Written task:
Restate the listing below word for word, omitting any images.

Given material:
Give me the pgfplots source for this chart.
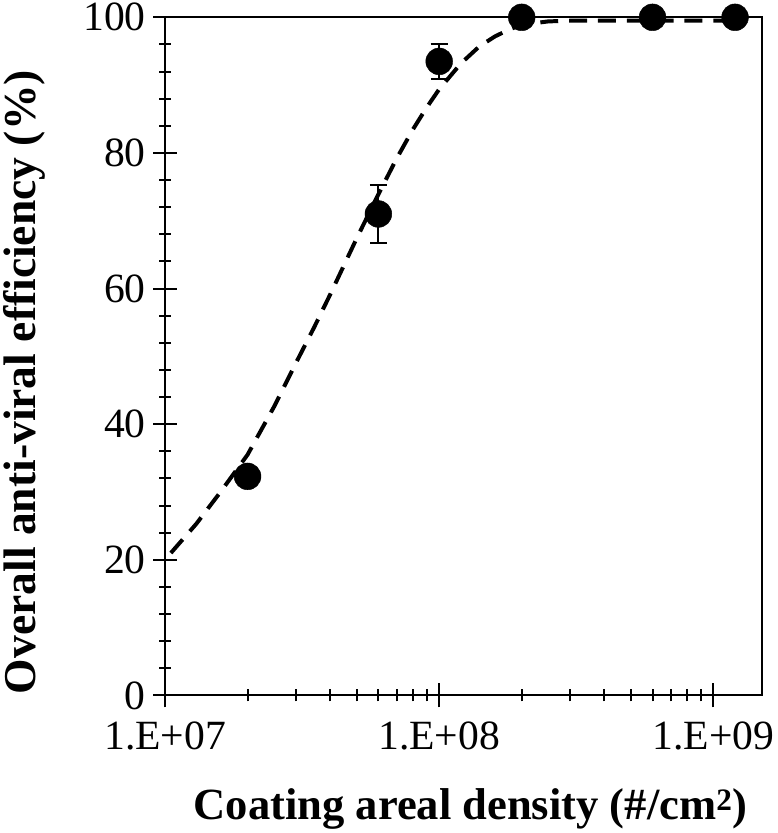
\documentclass[border=0pt]{standalone}
\usepackage{fontspec}
\setmainfont{Liberation Serif}
\usepackage{pgfplots}
\pgfplotsset{compat=1.18}

\begin{document}
\begin{tikzpicture}
\begin{axis}[
    scale only axis,
    width=600bp, height=682bp,
    xmode=log,
    xmin=1e7, xmax=1.5e9,
    ymin=0, ymax=100,
    clip=false,
    axis line style={line width=2bp},
    tick style={black, line width=2bp},
    xtick pos=bottom, ytick pos=left,
    tick align=center,
    major tick length=24bp,
    minor tick length=12bp,
    xtick={1e7,1e8,1e9},
    xticklabels={1.E+07,1.E+08,1.E+09},
    ytick={0,20,...,100},
    minor y tick num=4,
    tick label style={font=\fontsize{42}{48}\selectfont},
    label style={font=\fontsize{45}{52}\selectfont\bfseries},
    /pgf/number format/assume math mode=true,
    yticklabel style={xshift=-4bp},
    xticklabel style={yshift=-11bp},
    xlabel={Coating areal density (\#/cm\textsuperscript{2})},
    ylabel={Overall anti-viral efficiency (\%)},
    xlabel style={at={(axis description cs:0.512,-0.168)}, anchor=center},
    ylabel style={at={(axis description cs:-0.236,0.462)}, anchor=center,
        font=\fontsize{46}{53}\selectfont\bfseries},
]
% fitted trend (dashed)
\addplot[black, line width=4bp, dash pattern=on 18bp off 11bp] coordinates {
    (1.05e7, 21.0)
    (1.3e7, 25.3)
    (1.6e7, 30.1)
    (2.0e7, 35.5)
    (2.5e7, 42.6)
    (3.0e7, 49.0)
    (3.5e7, 54.3)
    (4.0e7, 59.1)
    (5.0e7, 67.4)
    (6.0e7, 73.9)
    (7.0e7, 79.2)
    (8.0e7, 83.4)
    (9.0e7, 86.7)
    (1.0e8, 89.4)
    (1.2e8, 93.2)
    (1.4e8, 95.7)
    (1.6e8, 97.2)
    (1.8e8, 98.2)
    (2.0e8, 98.9)
    (2.5e8, 99.4)
    (3.0e8, 99.5)
    (6.0e8, 99.5)
    (1.2e9, 99.5)
};
% measured values
\addplot[black, only marks, mark=*, mark size=13.5bp,
    error bars/.cd, y dir=both, y explicit,
    error bar style={line width=2bp},
    error mark options={rotate=90, mark size=8.5bp, line width=2bp}]
    coordinates {
    (2e7, 32.3) +- (0, 1.0)
    (6e7, 71.0) +- (0, 4.3)
    (1e8, 93.5) +- (0, 2.6)
    (2e8, 100) +- (0, 0)
    (6e8, 100) +- (0, 0)
    (1.2e9, 100) +- (0, 0)
};
\end{axis}
\end{tikzpicture}
\end{document}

The result:
Give me the pgfplots source for this chart.
\documentclass[border=0pt]{standalone}
\usepackage{fontspec}
\setmainfont{Liberation Serif}
\usepackage{pgfplots}
\pgfplotsset{compat=1.18}

\begin{document}
\begin{tikzpicture}
\begin{axis}[
    scale only axis,
    width=600bp, height=682bp,
    xmode=log,
    xmin=1e7, xmax=1.5e9,
    ymin=0, ymax=100,
    clip=false,
    axis line style={line width=2bp},
    tick style={black, line width=2bp},
    xtick pos=bottom, ytick pos=left,
    tick align=center,
    major tick length=24bp,
    minor tick length=12bp,
    xtick={1e7,1e8,1e9},
    xticklabels={1.E+07,1.E+08,1.E+09},
    ytick={0,20,...,100},
    minor y tick num=4,
    tick label style={font=\fontsize{42}{48}\selectfont},
    label style={font=\fontsize{45}{52}\selectfont\bfseries},
    /pgf/number format/assume math mode=true,
    yticklabel style={xshift=-4bp},
    xticklabel style={yshift=-11bp},
    xlabel={Coating areal density (\#/cm\textsuperscript{2})},
    ylabel={Overall anti-viral efficiency (\%)},
    xlabel style={at={(axis description cs:0.512,-0.168)}, anchor=center},
    ylabel style={at={(axis description cs:-0.236,0.462)}, anchor=center,
        font=\fontsize{46}{53}\selectfont\bfseries},
]
% fitted trend (dashed)
\addplot[black, line width=4bp, dash pattern=on 18bp off 11bp] coordinates {
    (1.05e7, 21.0)
    (1.3e7, 25.3)
    (1.6e7, 30.1)
    (2.0e7, 35.5)
    (2.5e7, 42.6)
    (3.0e7, 49.0)
    (3.5e7, 54.3)
    (4.0e7, 59.1)
    (5.0e7, 67.4)
    (6.0e7, 73.9)
    (7.0e7, 79.2)
    (8.0e7, 83.4)
    (9.0e7, 86.7)
    (1.0e8, 89.4)
    (1.2e8, 93.2)
    (1.4e8, 95.7)
    (1.6e8, 97.2)
    (1.8e8, 98.2)
    (2.0e8, 98.9)
    (2.5e8, 99.4)
    (3.0e8, 99.5)
    (6.0e8, 99.5)
    (1.2e9, 99.5)
};
% measured values
\addplot[black, only marks, mark=*, mark size=13.5bp,
    error bars/.cd, y dir=both, y explicit,
    error bar style={line width=2bp},
    error mark options={rotate=90, mark size=8.5bp, line width=2bp}]
    coordinates {
    (2e7, 32.3) +- (0, 1.0)
    (6e7, 71.0) +- (0, 4.3)
    (1e8, 93.5) +- (0, 2.6)
    (2e8, 100) +- (0, 0)
    (6e8, 100) +- (0, 0)
    (1.2e9, 100) +- (0, 0)
};
\end{axis}
\end{tikzpicture}
\end{document}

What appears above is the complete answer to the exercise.